Adapted from: Honey Olive Oil Almond Cake – Life Love Food
Almond oil cake:
120 g ground almonds (a.k.a. almond flour)
120 g flour
2 tsp. baking powder
Pinch of sea salt
4 medium eggs, lightly beaten
220 g liquid honey
1 tsp. vanilla extract
60 g extra virgin olive oil
60 g grapeseed oil
Mascarpone Raspberry Cream:
8 oz. (227 g) mascarpone
1/3 cup raspberries
1/4 cup liquid honey
1/4 cup almond milk
Extra: Strawberries or raspberries for decoration.
- Almond oil cake: Preheat oven to 180 °C (360 °F). Line a 8-inch cake pan (with tall sides) with parchment paper and grease the sides very well.
- In a large bowl, mix together the ground almonds, flour, baking powder and salt. In a small bowl, mix together the eggs, honey and vanilla extract. Combine the wet mixture into the dry, mixing until incorporated. Pour the two oils in a light stream into the mixture while mixing at the same time until fully combined.
- Pour the batter into the prepared cake pan and bake in the preheated oven for 40 to 45 minutes.

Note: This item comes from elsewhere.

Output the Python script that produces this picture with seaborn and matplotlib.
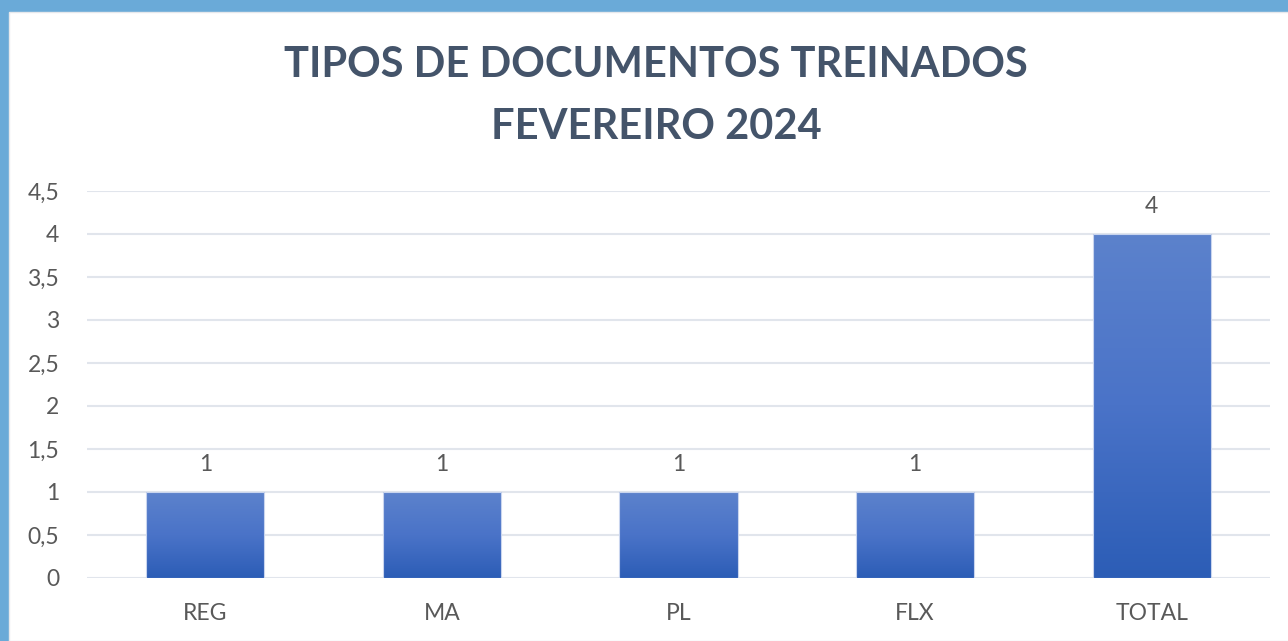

If you do not want the cake to be that dark, cover with aluminium foil midway through baking time. The cake should be ready when an inserted toothpick comes out clean. Let the cake cool for 10 minutes in the pan before removing it and transferring onto a metal rack to cool down completely.
- Mascarpone Raspberry Cream: In a stand mixer, whip all the ingredients together until smooth. Keep the cream in the fridge until the cake is cooled down and ready for assembly.
- Assembly: Carefully slice the cake in two layers horizontally (I also sliced the domed top off for presentation looks). Place the first layer on a serving plate and cover with half of the mascarpone raspberry cream. At this point you can add a few slices of strawberries or raspberries. Place the second layer on top and cover the top with the remaining cream and strawberries/raspberries. Serve right away or place in the fridge for up to 3 days.